Records with drawing code:
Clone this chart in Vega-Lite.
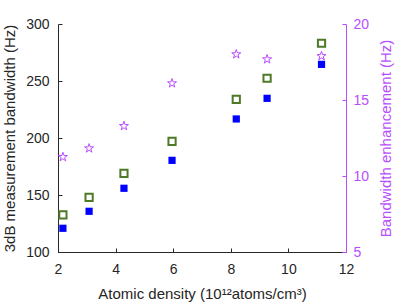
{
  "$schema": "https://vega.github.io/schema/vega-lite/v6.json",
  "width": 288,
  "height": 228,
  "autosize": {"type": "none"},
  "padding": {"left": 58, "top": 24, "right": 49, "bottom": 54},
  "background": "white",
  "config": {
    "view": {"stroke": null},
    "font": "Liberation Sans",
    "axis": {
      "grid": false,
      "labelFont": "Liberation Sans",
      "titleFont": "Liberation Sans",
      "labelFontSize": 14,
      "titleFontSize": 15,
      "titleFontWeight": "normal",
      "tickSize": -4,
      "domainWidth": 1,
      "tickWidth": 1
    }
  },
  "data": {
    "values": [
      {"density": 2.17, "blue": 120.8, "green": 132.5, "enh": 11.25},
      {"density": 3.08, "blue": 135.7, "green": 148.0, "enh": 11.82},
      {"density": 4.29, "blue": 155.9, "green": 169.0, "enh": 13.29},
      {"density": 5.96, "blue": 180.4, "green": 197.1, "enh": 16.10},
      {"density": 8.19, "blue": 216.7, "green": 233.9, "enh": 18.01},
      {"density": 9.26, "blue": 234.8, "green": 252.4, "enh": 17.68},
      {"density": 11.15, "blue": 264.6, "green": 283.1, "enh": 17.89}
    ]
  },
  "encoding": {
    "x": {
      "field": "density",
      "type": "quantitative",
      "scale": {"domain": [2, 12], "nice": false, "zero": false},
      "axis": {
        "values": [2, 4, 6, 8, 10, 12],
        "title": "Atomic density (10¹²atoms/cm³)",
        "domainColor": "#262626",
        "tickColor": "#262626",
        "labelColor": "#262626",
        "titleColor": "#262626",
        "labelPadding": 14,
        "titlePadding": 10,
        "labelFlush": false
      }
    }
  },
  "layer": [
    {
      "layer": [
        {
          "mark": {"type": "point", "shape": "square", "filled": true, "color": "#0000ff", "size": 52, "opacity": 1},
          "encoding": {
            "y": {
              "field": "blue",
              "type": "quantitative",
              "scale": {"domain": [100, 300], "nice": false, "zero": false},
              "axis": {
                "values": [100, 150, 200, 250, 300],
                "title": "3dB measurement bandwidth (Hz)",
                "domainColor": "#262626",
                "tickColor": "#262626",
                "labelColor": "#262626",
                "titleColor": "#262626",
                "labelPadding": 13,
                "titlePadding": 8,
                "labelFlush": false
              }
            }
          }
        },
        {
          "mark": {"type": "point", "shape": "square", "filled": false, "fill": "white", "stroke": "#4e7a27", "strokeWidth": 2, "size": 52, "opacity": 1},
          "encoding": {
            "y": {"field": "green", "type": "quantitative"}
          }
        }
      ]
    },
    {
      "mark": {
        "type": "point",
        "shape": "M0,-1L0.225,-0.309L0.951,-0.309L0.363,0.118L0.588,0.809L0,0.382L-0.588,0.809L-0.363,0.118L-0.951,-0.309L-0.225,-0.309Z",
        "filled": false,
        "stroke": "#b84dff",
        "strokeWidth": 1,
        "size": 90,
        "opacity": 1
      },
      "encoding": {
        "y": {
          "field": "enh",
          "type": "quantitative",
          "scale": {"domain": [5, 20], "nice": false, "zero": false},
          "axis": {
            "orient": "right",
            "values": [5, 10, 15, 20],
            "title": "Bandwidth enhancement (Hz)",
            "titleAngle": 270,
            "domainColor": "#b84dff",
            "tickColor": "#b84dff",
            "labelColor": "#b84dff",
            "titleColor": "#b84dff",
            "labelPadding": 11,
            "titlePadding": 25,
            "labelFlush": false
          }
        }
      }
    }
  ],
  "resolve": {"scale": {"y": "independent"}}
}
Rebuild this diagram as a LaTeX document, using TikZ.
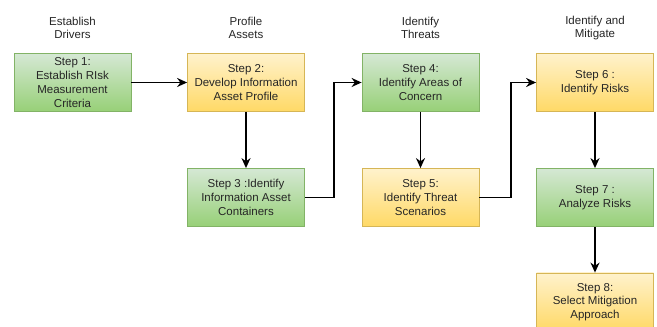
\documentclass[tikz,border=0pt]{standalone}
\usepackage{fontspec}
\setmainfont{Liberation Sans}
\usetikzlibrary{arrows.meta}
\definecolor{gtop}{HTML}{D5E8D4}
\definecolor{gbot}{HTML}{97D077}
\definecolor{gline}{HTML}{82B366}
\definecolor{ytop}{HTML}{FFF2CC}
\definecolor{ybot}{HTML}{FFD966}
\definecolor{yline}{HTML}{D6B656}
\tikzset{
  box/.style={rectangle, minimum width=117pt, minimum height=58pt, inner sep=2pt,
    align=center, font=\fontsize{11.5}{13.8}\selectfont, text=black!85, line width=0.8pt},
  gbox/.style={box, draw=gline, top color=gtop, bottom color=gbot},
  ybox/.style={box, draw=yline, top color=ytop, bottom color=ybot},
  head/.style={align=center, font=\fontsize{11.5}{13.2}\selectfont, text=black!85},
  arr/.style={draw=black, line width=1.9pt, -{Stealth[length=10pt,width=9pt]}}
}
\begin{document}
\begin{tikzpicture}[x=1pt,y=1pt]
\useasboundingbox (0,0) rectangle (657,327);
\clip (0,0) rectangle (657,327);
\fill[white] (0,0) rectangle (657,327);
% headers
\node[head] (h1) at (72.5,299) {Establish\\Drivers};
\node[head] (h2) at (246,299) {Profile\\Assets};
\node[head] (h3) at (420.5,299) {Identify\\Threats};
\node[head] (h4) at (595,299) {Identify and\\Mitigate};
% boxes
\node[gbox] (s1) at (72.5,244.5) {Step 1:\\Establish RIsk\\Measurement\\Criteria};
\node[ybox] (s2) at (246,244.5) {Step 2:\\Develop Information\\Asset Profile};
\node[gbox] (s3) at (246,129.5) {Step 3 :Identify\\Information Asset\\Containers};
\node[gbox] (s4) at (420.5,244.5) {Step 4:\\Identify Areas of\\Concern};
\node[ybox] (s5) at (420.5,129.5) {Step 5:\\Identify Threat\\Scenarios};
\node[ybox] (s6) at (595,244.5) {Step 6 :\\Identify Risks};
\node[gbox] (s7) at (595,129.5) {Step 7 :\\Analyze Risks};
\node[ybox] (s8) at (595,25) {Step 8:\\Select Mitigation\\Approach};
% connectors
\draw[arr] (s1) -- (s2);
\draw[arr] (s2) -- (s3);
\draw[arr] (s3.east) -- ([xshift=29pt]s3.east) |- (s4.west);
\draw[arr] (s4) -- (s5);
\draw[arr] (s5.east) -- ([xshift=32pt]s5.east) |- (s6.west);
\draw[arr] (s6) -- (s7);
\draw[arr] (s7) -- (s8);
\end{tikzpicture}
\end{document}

- **Given exercise**:
Copy the whole listing above word for word but do not carry over the pictures.

- **Task result**:
Clone this chart in Vega-Lite.
{
  "$schema": "https://vega.github.io/schema/vega-lite/v6.json",
  "width": 288,
  "height": 228,
  "autosize": {"type": "none"},
  "padding": {"left": 58, "top": 24, "right": 49, "bottom": 54},
  "background": "white",
  "config": {
    "view": {"stroke": null},
    "font": "Liberation Sans",
    "axis": {
      "grid": false,
      "labelFont": "Liberation Sans",
      "titleFont": "Liberation Sans",
      "labelFontSize": 14,
      "titleFontSize": 15,
      "titleFontWeight": "normal",
      "tickSize": -4,
      "domainWidth": 1,
      "tickWidth": 1
    }
  },
  "data": {
    "values": [
      {"density": 2.17, "blue": 120.8, "green": 132.5, "enh": 11.25},
      {"density": 3.08, "blue": 135.7, "green": 148.0, "enh": 11.82},
      {"density": 4.29, "blue": 155.9, "green": 169.0, "enh": 13.29},
      {"density": 5.96, "blue": 180.4, "green": 197.1, "enh": 16.10},
      {"density": 8.19, "blue": 216.7, "green": 233.9, "enh": 18.01},
      {"density": 9.26, "blue": 234.8, "green": 252.4, "enh": 17.68},
      {"density": 11.15, "blue": 264.6, "green": 283.1, "enh": 17.89}
    ]
  },
  "encoding": {
    "x": {
      "field": "density",
      "type": "quantitative",
      "scale": {"domain": [2, 12], "nice": false, "zero": false},
      "axis": {
        "values": [2, 4, 6, 8, 10, 12],
        "title": "Atomic density (10¹²atoms/cm³)",
        "domainColor": "#262626",
        "tickColor": "#262626",
        "labelColor": "#262626",
        "titleColor": "#262626",
        "labelPadding": 14,
        "titlePadding": 10,
        "labelFlush": false
      }
    }
  },
  "layer": [
    {
      "layer": [
        {
          "mark": {"type": "point", "shape": "square", "filled": true, "color": "#0000ff", "size": 52, "opacity": 1},
          "encoding": {
            "y": {
              "field": "blue",
              "type": "quantitative",
              "scale": {"domain": [100, 300], "nice": false, "zero": false},
              "axis": {
                "values": [100, 150, 200, 250, 300],
                "title": "3dB measurement bandwidth (Hz)",
                "domainColor": "#262626",
                "tickColor": "#262626",
                "labelColor": "#262626",
                "titleColor": "#262626",
                "labelPadding": 13,
                "titlePadding": 8,
                "labelFlush": false
              }
            }
          }
        },
        {
          "mark": {"type": "point", "shape": "square", "filled": false, "fill": "white", "stroke": "#4e7a27", "strokeWidth": 2, "size": 52, "opacity": 1},
          "encoding": {
            "y": {"field": "green", "type": "quantitative"}
          }
        }
      ]
    },
    {
      "mark": {
        "type": "point",
        "shape": "M0,-1L0.225,-0.309L0.951,-0.309L0.363,0.118L0.588,0.809L0,0.382L-0.588,0.809L-0.363,0.118L-0.951,-0.309L-0.225,-0.309Z",
        "filled": false,
        "stroke": "#b84dff",
        "strokeWidth": 1,
        "size": 90,
        "opacity": 1
      },
      "encoding": {
        "y": {
          "field": "enh",
          "type": "quantitative",
          "scale": {"domain": [5, 20], "nice": false, "zero": false},
          "axis": {
            "orient": "right",
            "values": [5, 10, 15, 20],
            "title": "Bandwidth enhancement (Hz)",
            "titleAngle": 270,
            "domainColor": "#b84dff",
            "tickColor": "#b84dff",
            "labelColor": "#b84dff",
            "titleColor": "#b84dff",
            "labelPadding": 11,
            "titlePadding": 25,
            "labelFlush": false
          }
        }
      }
    }
  ],
  "resolve": {"scale": {"y": "independent"}}
}
Rebuild this diagram as a LaTeX document, using TikZ.
\documentclass[tikz,border=0pt]{standalone}
\usepackage{fontspec}
\setmainfont{Liberation Sans}
\usetikzlibrary{arrows.meta}
\definecolor{gtop}{HTML}{D5E8D4}
\definecolor{gbot}{HTML}{97D077}
\definecolor{gline}{HTML}{82B366}
\definecolor{ytop}{HTML}{FFF2CC}
\definecolor{ybot}{HTML}{FFD966}
\definecolor{yline}{HTML}{D6B656}
\tikzset{
  box/.style={rectangle, minimum width=117pt, minimum height=58pt, inner sep=2pt,
    align=center, font=\fontsize{11.5}{13.8}\selectfont, text=black!85, line width=0.8pt},
  gbox/.style={box, draw=gline, top color=gtop, bottom color=gbot},
  ybox/.style={box, draw=yline, top color=ytop, bottom color=ybot},
  head/.style={align=center, font=\fontsize{11.5}{13.2}\selectfont, text=black!85},
  arr/.style={draw=black, line width=1.9pt, -{Stealth[length=10pt,width=9pt]}}
}
\begin{document}
\begin{tikzpicture}[x=1pt,y=1pt]
\useasboundingbox (0,0) rectangle (657,327);
\clip (0,0) rectangle (657,327);
\fill[white] (0,0) rectangle (657,327);
% headers
\node[head] (h1) at (72.5,299) {Establish\\Drivers};
\node[head] (h2) at (246,299) {Profile\\Assets};
\node[head] (h3) at (420.5,299) {Identify\\Threats};
\node[head] (h4) at (595,299) {Identify and\\Mitigate};
% boxes
\node[gbox] (s1) at (72.5,244.5) {Step 1:\\Establish RIsk\\Measurement\\Criteria};
\node[ybox] (s2) at (246,244.5) {Step 2:\\Develop Information\\Asset Profile};
\node[gbox] (s3) at (246,129.5) {Step 3 :Identify\\Information Asset\\Containers};
\node[gbox] (s4) at (420.5,244.5) {Step 4:\\Identify Areas of\\Concern};
\node[ybox] (s5) at (420.5,129.5) {Step 5:\\Identify Threat\\Scenarios};
\node[ybox] (s6) at (595,244.5) {Step 6 :\\Identify Risks};
\node[gbox] (s7) at (595,129.5) {Step 7 :\\Analyze Risks};
\node[ybox] (s8) at (595,25) {Step 8:\\Select Mitigation\\Approach};
% connectors
\draw[arr] (s1) -- (s2);
\draw[arr] (s2) -- (s3);
\draw[arr] (s3.east) -- ([xshift=29pt]s3.east) |- (s4.west);
\draw[arr] (s4) -- (s5);
\draw[arr] (s5.east) -- ([xshift=32pt]s5.east) |- (s6.west);
\draw[arr] (s6) -- (s7);
\draw[arr] (s7) -- (s8);
\end{tikzpicture}
\end{document}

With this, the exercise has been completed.